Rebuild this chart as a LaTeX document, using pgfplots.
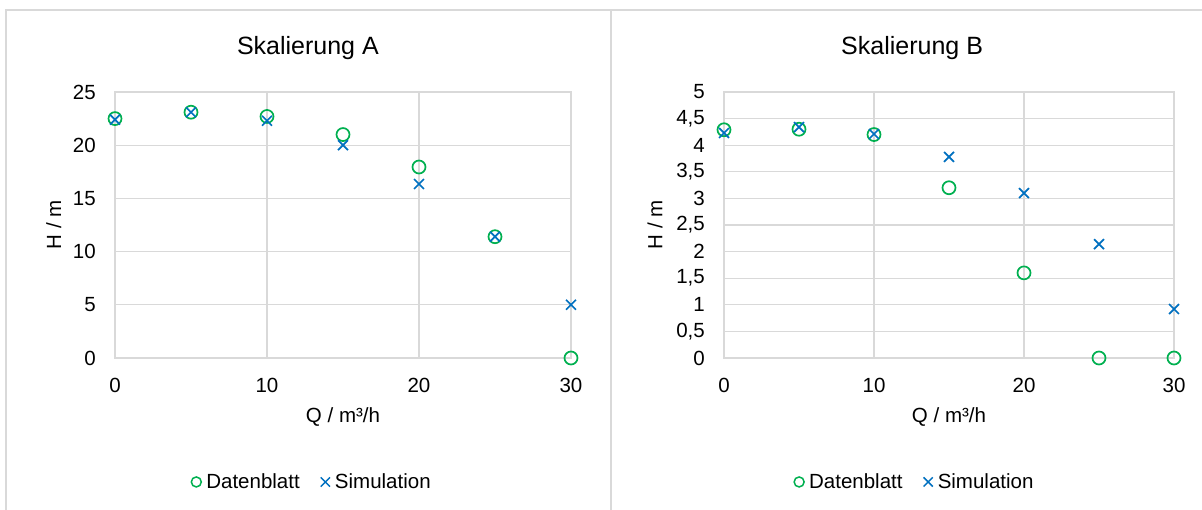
\documentclass[border=0pt]{standalone}
\usepackage{pgfplots}
\pgfplotsset{compat=1.18}
\usepackage{fontspec}
\setmainfont{Liberation Sans}
\definecolor{gridgray}{HTML}{D9D9D9}
\definecolor{dgreen}{HTML}{00B050}
\definecolor{dblue}{HTML}{0070C0}
\pgfplotsset{
  mystyle/.style={
    scale only axis,
    clip=false,
    xmin=0, xmax=30, xtick={0,10,20,30},
    ymin=0,
    grid=major,
    major grid style={draw=gridgray, line width=1.2pt},
    axis line style={draw=gridgray, line width=1.2pt},
    major tick length=0pt,
    /pgf/number format/assume math mode=true,
    tick label style={font=\fontsize{20.5}{24}\selectfont, inner sep=0pt},
    xticklabel style={yshift=-20pt},
    yticklabel style={xshift=-19pt},
    label style={font=\fontsize{20.5}{24}\selectfont},
    title style={font=\fontsize{25}{30}\selectfont, anchor=center},
    xlabel={Q / m³/h},
    ylabel={H / m},
    xlabel style={at={(axis description cs:0.5,-0.222)}, anchor=center},
    legend style={draw=none, fill=none, legend columns=2, anchor=center,
      font=\fontsize{20.5}{24}\selectfont,
      /tikz/every odd column/.append style={column sep=3pt},
      /tikz/every even column/.append style={column sep=19pt},
      nodes={inner sep=2pt}},
    legend image code/.code={\draw[#1, line width=1.5pt] plot coordinates {(0pt,0pt)};},
  },
  datstyle/.style={only marks, mark=o, mark size=6.5pt, line width=1.7pt, color=dgreen},
  simstyle/.style={only marks, mark=x, mark size=7pt, line width=1.7pt, color=dblue},
}
\begin{document}
\begin{tikzpicture}
\fill[white] (0,0) rectangle (1202pt,510pt);
\useasboundingbox (0,0) rectangle (1202pt,510pt);
\draw[gridgray, line width=1.3pt] (6pt,0pt) -- (6pt,500pt) -- (1202pt,500pt);
\draw[gridgray, line width=1.3pt] (611pt,0pt) -- (611pt,500pt);

\begin{axis}[mystyle,
  at={(115pt,152pt)}, anchor=south west,
  width=456pt, height=266pt,
  ymax=25, ytick={0,5,10,15,20,25},
  title={Skalierung A},
  title style={at={(axis description cs:0.423,1.143)}},
  ylabel style={at={(axis description cs:-0.134,0.5)}, anchor=center},
  legend style={at={(axis description cs:0.432,-0.466)}},
]
\addplot[datstyle] coordinates {(0,22.5) (5,23.1) (10,22.7) (15,21.0) (20,17.95) (25,11.4) (30,0)};
\addlegendentry{Datenblatt}
\addplot[simstyle] coordinates {(0,22.4) (5,23.1) (10,22.3) (15,20.0) (20,16.35) (25,11.4) (30,5.0)};
\addlegendentry{Simulation}
\legend{}
\end{axis}
\begin{axis}[mystyle,
  at={(115pt,152pt)}, anchor=south west,
  width=456pt, height=266pt,
  ymax=25, hide axis, xlabel={}, ylabel={},
  legend style={at={(axis description cs:0.432,-0.466)}},
]
\addplot[only marks, mark=o, mark size=5pt, color=dgreen] coordinates {(-100,-100)};
\addlegendentry{Datenblatt}
\addplot[only marks, mark=x, mark size=6.5pt, color=dblue] coordinates {(-100,-100)};
\addlegendentry{Simulation}
\end{axis}

\begin{axis}[mystyle,
  at={(724pt,152pt)}, anchor=south west,
  width=450pt, height=266pt,
  ymax=5, ytick={0,0.5,...,5},
  yticklabel style={/pgf/number format/fixed, /pgf/number format/use comma},
  title={Skalierung B},
  title style={at={(axis description cs:0.418,1.143)}},
  ylabel style={at={(axis description cs:-0.153,0.5)}, anchor=center},
  legend style={at={(axis description cs:0.424,-0.466)}},
]
\addplot[datstyle] coordinates {(0,4.29) (5,4.3) (10,4.2) (15,3.2) (20,1.6) (25,0) (30,0)};
\addplot[simstyle] coordinates {(0,4.23) (5,4.34) (10,4.21) (15,3.78) (20,3.1) (25,2.14) (30,0.92)};
\end{axis}
\begin{axis}[mystyle,
  at={(724pt,152pt)}, anchor=south west,
  width=450pt, height=266pt,
  ymax=5, hide axis, xlabel={}, ylabel={},
  legend style={at={(axis description cs:0.424,-0.466)}},
]
\addplot[only marks, mark=o, mark size=5pt, color=dgreen] coordinates {(-100,-100)};
\addlegendentry{Datenblatt}
\addplot[only marks, mark=x, mark size=6.5pt, color=dblue] coordinates {(-100,-100)};
\addlegendentry{Simulation}
\end{axis}
\end{tikzpicture}
\end{document}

::::::::

= WHAT THE TASK ASKS =
Omit the pictures, and quote the material above exactly as given.

= THE RESULT =
Rebuild this chart as a LaTeX document, using pgfplots.
\documentclass[border=0pt]{standalone}
\usepackage{pgfplots}
\pgfplotsset{compat=1.18}
\usepackage{fontspec}
\setmainfont{Liberation Sans}
\definecolor{gridgray}{HTML}{D9D9D9}
\definecolor{dgreen}{HTML}{00B050}
\definecolor{dblue}{HTML}{0070C0}
\pgfplotsset{
  mystyle/.style={
    scale only axis,
    clip=false,
    xmin=0, xmax=30, xtick={0,10,20,30},
    ymin=0,
    grid=major,
    major grid style={draw=gridgray, line width=1.2pt},
    axis line style={draw=gridgray, line width=1.2pt},
    major tick length=0pt,
    /pgf/number format/assume math mode=true,
    tick label style={font=\fontsize{20.5}{24}\selectfont, inner sep=0pt},
    xticklabel style={yshift=-20pt},
    yticklabel style={xshift=-19pt},
    label style={font=\fontsize{20.5}{24}\selectfont},
    title style={font=\fontsize{25}{30}\selectfont, anchor=center},
    xlabel={Q / m³/h},
    ylabel={H / m},
    xlabel style={at={(axis description cs:0.5,-0.222)}, anchor=center},
    legend style={draw=none, fill=none, legend columns=2, anchor=center,
      font=\fontsize{20.5}{24}\selectfont,
      /tikz/every odd column/.append style={column sep=3pt},
      /tikz/every even column/.append style={column sep=19pt},
      nodes={inner sep=2pt}},
    legend image code/.code={\draw[#1, line width=1.5pt] plot coordinates {(0pt,0pt)};},
  },
  datstyle/.style={only marks, mark=o, mark size=6.5pt, line width=1.7pt, color=dgreen},
  simstyle/.style={only marks, mark=x, mark size=7pt, line width=1.7pt, color=dblue},
}
\begin{document}
\begin{tikzpicture}
\fill[white] (0,0) rectangle (1202pt,510pt);
\useasboundingbox (0,0) rectangle (1202pt,510pt);
\draw[gridgray, line width=1.3pt] (6pt,0pt) -- (6pt,500pt) -- (1202pt,500pt);
\draw[gridgray, line width=1.3pt] (611pt,0pt) -- (611pt,500pt);

\begin{axis}[mystyle,
  at={(115pt,152pt)}, anchor=south west,
  width=456pt, height=266pt,
  ymax=25, ytick={0,5,10,15,20,25},
  title={Skalierung A},
  title style={at={(axis description cs:0.423,1.143)}},
  ylabel style={at={(axis description cs:-0.134,0.5)}, anchor=center},
  legend style={at={(axis description cs:0.432,-0.466)}},
]
\addplot[datstyle] coordinates {(0,22.5) (5,23.1) (10,22.7) (15,21.0) (20,17.95) (25,11.4) (30,0)};
\addlegendentry{Datenblatt}
\addplot[simstyle] coordinates {(0,22.4) (5,23.1) (10,22.3) (15,20.0) (20,16.35) (25,11.4) (30,5.0)};
\addlegendentry{Simulation}
\legend{}
\end{axis}
\begin{axis}[mystyle,
  at={(115pt,152pt)}, anchor=south west,
  width=456pt, height=266pt,
  ymax=25, hide axis, xlabel={}, ylabel={},
  legend style={at={(axis description cs:0.432,-0.466)}},
]
\addplot[only marks, mark=o, mark size=5pt, color=dgreen] coordinates {(-100,-100)};
\addlegendentry{Datenblatt}
\addplot[only marks, mark=x, mark size=6.5pt, color=dblue] coordinates {(-100,-100)};
\addlegendentry{Simulation}
\end{axis}

\begin{axis}[mystyle,
  at={(724pt,152pt)}, anchor=south west,
  width=450pt, height=266pt,
  ymax=5, ytick={0,0.5,...,5},
  yticklabel style={/pgf/number format/fixed, /pgf/number format/use comma},
  title={Skalierung B},
  title style={at={(axis description cs:0.418,1.143)}},
  ylabel style={at={(axis description cs:-0.153,0.5)}, anchor=center},
  legend style={at={(axis description cs:0.424,-0.466)}},
]
\addplot[datstyle] coordinates {(0,4.29) (5,4.3) (10,4.2) (15,3.2) (20,1.6) (25,0) (30,0)};
\addplot[simstyle] coordinates {(0,4.23) (5,4.34) (10,4.21) (15,3.78) (20,3.1) (25,2.14) (30,0.92)};
\end{axis}
\begin{axis}[mystyle,
  at={(724pt,152pt)}, anchor=south west,
  width=450pt, height=266pt,
  ymax=5, hide axis, xlabel={}, ylabel={},
  legend style={at={(axis description cs:0.424,-0.466)}},
]
\addplot[only marks, mark=o, mark size=5pt, color=dgreen] coordinates {(-100,-100)};
\addlegendentry{Datenblatt}
\addplot[only marks, mark=x, mark size=6.5pt, color=dblue] coordinates {(-100,-100)};
\addlegendentry{Simulation}
\end{axis}
\end{tikzpicture}
\end{document}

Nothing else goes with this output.